Но рынка на русское искусство не появилось. За последнее время ушли с международной галерейной сцены последние две самые профессиональные галереи — XL и «Риджина». Русское искусство больше не представлено на западной сцене. Приходится долго объяснять западным коллегам, как такое возможно. Одно из объяснений: русское общество не готово к принятию современного искусства. Точка.
О языке. Язык идентифицируется с человеком. Нет языка — нет человека. Каждый язык — одна из важнейших граней человеческой личности, вне зависимости от того, на скольких языках мы говорим или понимаем. Поэтому любое исчезновение языка, хоть одного, делает нас ближе на одну ступень к обезьяне. Вообще Дарвин ошибся в главном. Мы вышли не из обезьян, мы стремительно превращаемся в них, в худших из них. Вот как раз один язык на всех — это и есть состояние самой тупой обезьяны. Даже страшно об этом думать. Эти ребята с одной извилиной уничтожат все в культуре, что адресовано не им.
От проникновения английских слов в язык никуда не уйдешь. Таково время и пространство. Никакие нравоучительные замечания не помогут. Это надо пережить. Вспомните, что в девятнадцатом веке в среде аристократии доминировал французский. И в «Войне и мире» у Толстого огромные фрагменты текста написаны на французском языке. Но сегодня время сленга, жаргонизмов всех видов и сортов. Такое ощущение, что сам язык вышел из берегов. Пошел гулять по углам и закоулкам, почти как гоголевский Нос. Сегодня существует множество программ по спасению языков. Смотрите программу ЮНЕСКО. Даже Google включился активно в эту работу. Но все равно языки умирают.

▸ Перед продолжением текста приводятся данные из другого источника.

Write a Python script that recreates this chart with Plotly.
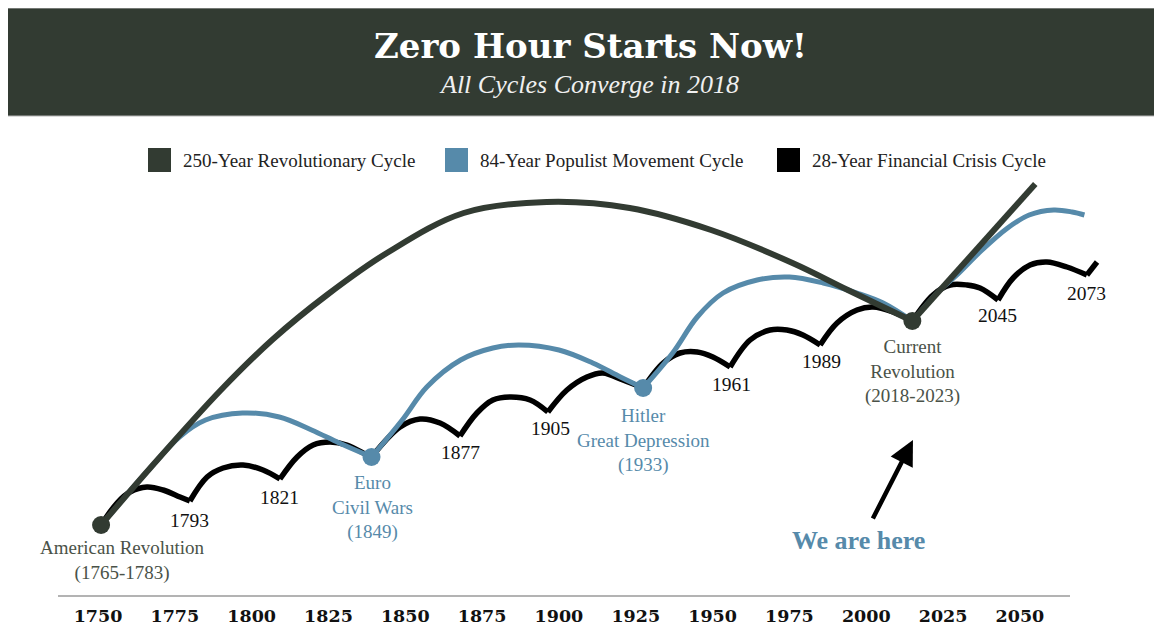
import plotly.graph_objects as go

# the page puts the figure 8px in from the top-left corner of the window
OFF = 8
W, H = 1162 - OFF, 624 - OFF
L, R, T, B = 32, 40, 112, 24

GREEN = "#323b32"
BLUE = "#568aaa"
BLACK = "#000000"
SERIF = "Liberation Serif, Times New Roman, serif"
SLAB = "DejaVu Serif, serif"

# 250-year revolutionary cycle (arc, then the new upswing)
revolution_years = [1751, 1767, 1790, 1807, 1824.5, 1844, 1869, 1896, 1923, 1949.5, 1976, 1994, 2015]
revolution_values = [75, 132, 210, 261, 305, 347, 387, 398, 392, 370, 337, 310, 279]
revolution_next_years = [2015, 2055]
revolution_next_values = [279, 416]

# 84-year populist movement cycle, one arc per cycle
populist_years = [
    [1751, 1767, 1776.5, 1785, 1797, 1809, 1819.5, 1828.5, 1839],
    [1839, 1849, 1857, 1868, 1878.5, 1887, 1900, 1911, 1920, 1927.4],
    [1927.4, 1937, 1945, 1953.4, 1964.5, 1975, 1986, 1997, 2005.5, 2015],
    [2015, 2024, 2029.5, 2037, 2046, 2053, 2061, 2067, 2071],
]
populist_values = [
    [75, 132, 163, 180, 187, 183, 170, 157, 143],
    [143, 180, 213, 240, 252, 255, 250, 237, 223, 212],
    [212, 247, 283, 307, 320, 323, 317, 307, 297, 279],
    [279, 310, 325, 348, 372, 385, 390, 388, 385],
]

# 28-year financial crisis cycle, one arc per cycle
crisis_years = [
    [1751, 1756.2, 1760.4, 1765.9, 1771.2, 1776.7, 1779.9],
    [1779.9, 1785.5, 1790.7, 1797.2, 1803.7, 1809.2],
    [1809.2, 1814.8, 1820, 1825.5, 1831, 1837.5, 1839],
    [1839, 1848.3, 1854.8, 1861.3, 1867.8],
    [1867.8, 1873.3, 1878.5, 1884, 1890.6, 1896.4],
    [1896.4, 1902.6, 1909.1, 1914.3, 1920.8, 1927.4],
    [1927.4, 1933.9, 1939.4, 1945, 1950.1, 1955.7],
    [1955.7, 1962.2, 1968.7, 1974.2, 1979.4, 1985],
    [1985, 1990.5, 1997, 2002.2, 2008.7, 2015],
    [2015, 2021.7, 2027.3, 2032.8, 2037, 2042.9],
    [2042.9, 2047.8, 2053.3, 2058.8, 2065.3, 2071.8],
    [2071.8, 2075.1],
]
crisis_values = [
    [75, 97, 108, 113, 110, 103, 99],
    [99, 123, 132, 135, 130, 121],
    [121, 143, 155, 158, 155, 145, 143],
    [143, 173, 181, 177, 164],
    [164, 187, 200, 203, 200, 188],
    [188, 210, 223, 227, 220, 212],
    [212, 237, 247, 248, 243, 233],
    [233, 260, 270, 270, 265, 255],
    [255, 277, 290, 293, 288, 279],
    [279, 305, 315, 315, 312, 300],
    [300, 322, 335, 338, 333, 325],
    [325, 338],
]

crisis_labels = ["1793", "1821", "1877", "1905", "1961", "1989", "2045", "2073"]
crisis_label_x = [1779.9, 1809.2, 1867.8, 1897.4, 1956, 1985.3, 2042.6, 2071.8]
crisis_label_y = [80, 103, 148, 172, 216, 239, 285, 307]

node_years = [1751, 1839, 1927.4, 2015]
node_values = [75, 143, 212, 279]
node_colors = [GREEN, BLUE, BLUE, GREEN]

tick_years = [1750, 1775, 1800, 1825, 1850, 1875, 1900, 1925, 1950, 1975, 2000, 2025, 2050]


def paper_x(s):
    # screen pixel -> paper fraction
    return (s - OFF - L) / (W - L - R)


def paper_y(s):
    return (H - B - (s - OFF)) / (H - T - B)


def screen_year(s):
    return 1750 + (s - 98) / 3.073


fig = go.Figure()

for xs, ys in zip(crisis_years, crisis_values):
    fig.add_trace(go.Scatter(x=xs, y=ys, mode="lines", line=dict(color=BLACK, width=5.5, shape="spline"),
                             showlegend=False, hoverinfo="skip"))

for xs, ys in zip(populist_years, populist_values):
    fig.add_trace(go.Scatter(x=xs, y=ys, mode="lines", line=dict(color=BLUE, width=5, shape="spline"),
                             showlegend=False, hoverinfo="skip"))

fig.add_trace(go.Scatter(x=revolution_years, y=revolution_values, mode="lines",
                         line=dict(color=GREEN, width=6, shape="spline"), showlegend=False, hoverinfo="skip"))
fig.add_trace(go.Scatter(x=revolution_next_years, y=revolution_next_values, mode="lines",
                         line=dict(color=GREEN, width=6), showlegend=False, hoverinfo="skip"))

fig.add_trace(go.Scatter(x=node_years, y=node_values, mode="markers",
                         marker=dict(color=node_colors, size=18, line=dict(width=0)),
                         showlegend=False, hoverinfo="skip", cliponaxis=False))

shapes = [
    # header banner
    dict(type="rect", xref="paper", yref="paper", x0=paper_x(5), x1=paper_x(1175),
         y0=paper_y(116), y1=paper_y(8), fillcolor=GREEN, line=dict(color="#b5b5b5", width=1), layer="below"),
    # baseline
    dict(type="line", xref="paper", yref="paper", x0=paper_x(58), x1=paper_x(1070),
         y0=paper_y(596), y1=paper_y(596), line=dict(color="#9a9a9a", width=1.5)),
]

annotations = [
    dict(text="<b>Zero Hour Starts Now!</b>", x=paper_x(590), y=paper_y(46), xref="paper", yref="paper",
         yanchor="middle", showarrow=False, font=dict(family=SLAB, size=34, color="white")),
    dict(text="<i>All Cycles Converge in 2018</i>", x=paper_x(589), y=paper_y(84), xref="paper", yref="paper",
         yanchor="middle", showarrow=False, font=dict(family=SERIF, size=26, color="#f0f0f0")),
]

# legend
legend_items = [("250-Year Revolutionary Cycle", GREEN, 148), ("84-Year Populist Movement Cycle", BLUE, 445),
                ("28-Year Financial Crisis Cycle", BLACK, 777)]
for label, color, x0 in legend_items:
    shapes.append(dict(type="rect", xref="paper", yref="paper", x0=paper_x(x0), x1=paper_x(x0 + 23),
                       y0=paper_y(172), y1=paper_y(148), fillcolor=color, line=dict(width=0)))
    annotations.append(dict(text=label, x=paper_x(x0 + 33), y=paper_y(160), xref="paper", yref="paper",
                            xanchor="left", yanchor="middle", showarrow=False,
                            font=dict(family=SERIF, size=19, color="#222")))

for txt, xv, yv in zip(crisis_labels, crisis_label_x, crisis_label_y):
    annotations.append(dict(text=txt, x=xv, y=yv, yanchor="middle", showarrow=False,
                            font=dict(family=SERIF, size=19.5, color="#111")))

annotations += [
    dict(text="American Revolution<br>(1765-1783)", x=1758.1, y=39.5, yanchor="middle", showarrow=False,
         font=dict(family=SERIF, size=19, color="#4a5248")),
    dict(text="Euro<br>Civil Wars<br>(1849)", x=1839.2, y=93, yanchor="middle", showarrow=False,
         font=dict(family=SERIF, size=19, color=BLUE)),
    dict(text="Hitler<br>Great Depression<br>(1933)", x=1927.4, y=160, yanchor="middle", showarrow=False,
         font=dict(family=SERIF, size=19, color=BLUE)),
    dict(text="Current<br>Revolution<br>(2018-2023)", x=2015.2, y=229, yanchor="middle", showarrow=False,
         font=dict(family=SERIF, size=19, color="#4a5248")),
    dict(text="<b>We are here</b>", x=1997.6, y=60, yanchor="middle", showarrow=False,
         font=dict(family=SERIF, size=26, color=BLUE)),
    dict(text="", x=2015.2, y=160, ax=2001.9, ay=80, axref="x", ayref="y", showarrow=True,
         arrowhead=2, arrowsize=1.1, arrowwidth=4.5, arrowcolor=BLACK),
]

fig.update_layout(
    width=W,
    height=H,
    margin=dict(l=L, r=R, t=T, b=B, pad=0),
    plot_bgcolor="white",
    paper_bgcolor="white",
    shapes=shapes,
    annotations=annotations,
    showlegend=False,
)
fig.update_xaxes(range=[screen_year(40), screen_year(1122)], tickvals=tick_years,
                 ticktext=[f"<b>{t}</b>" for t in tick_years], tickfont=dict(family=SLAB, size=17.5, color="#111"),
                 showgrid=False, zeroline=False, showline=False, ticks="", automargin=False,
                 ticklabelstandoff=3)
fig.update_yaxes(range=[0, 480], visible=False, showgrid=False, zeroline=False, automargin=False)

fig.write_html("out.html")
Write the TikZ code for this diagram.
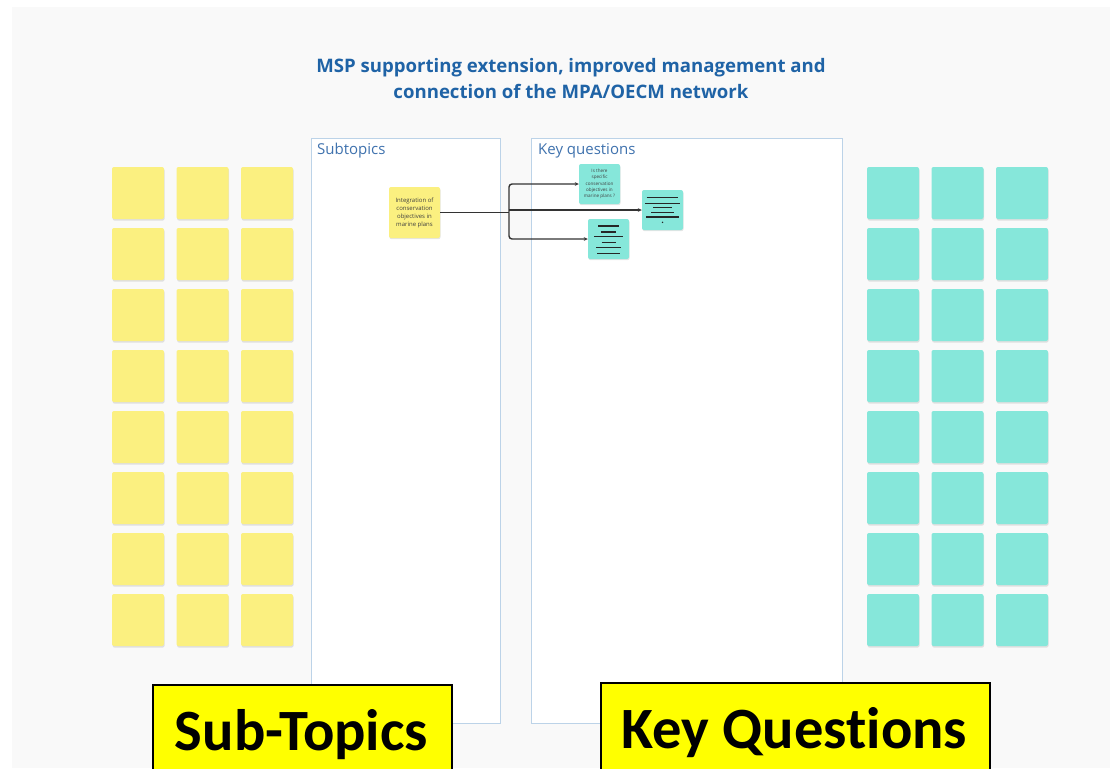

О деньгах и гламуре. Деньги и гламур существовали всегда и везде. Вопрос, что из этого выходит. К первому я отношусь по необходимости, не более, а второе рассматриваю как театр. Бывает прекрасный спектакль, а бывает бездарный. Некоторым удается удерживать эти игровые фигуры в творческом и человеческом состоянии. Но в большинстве случаев все превращается в обыкновенную бесталанную пошлость. Но деньги и гламур — категории неоднозначные. Прекрасная Венеция пронизана ими. О, Господи, как она прекрасна. Это удивительный человеческий спектакль со всеми минусами и плюсами, он радует и поднимает. Венеция создала свой венецианский стиль, где одно без каких-либо проблем перетекает в другое. Достаточно только побывать на Сан-Марко и внимательно оглядеться, и вы увидите невероятные превращения одного стиля в другой, как бешеные деньги усмиряются в подлинном искусстве, а амбициозный гламур становится глубоким эмоциональным фоном для самых простых граждан Венеции. Мой проект «Даная» — попытка соответствовать этому месту, включающему в себя все возможное и нет.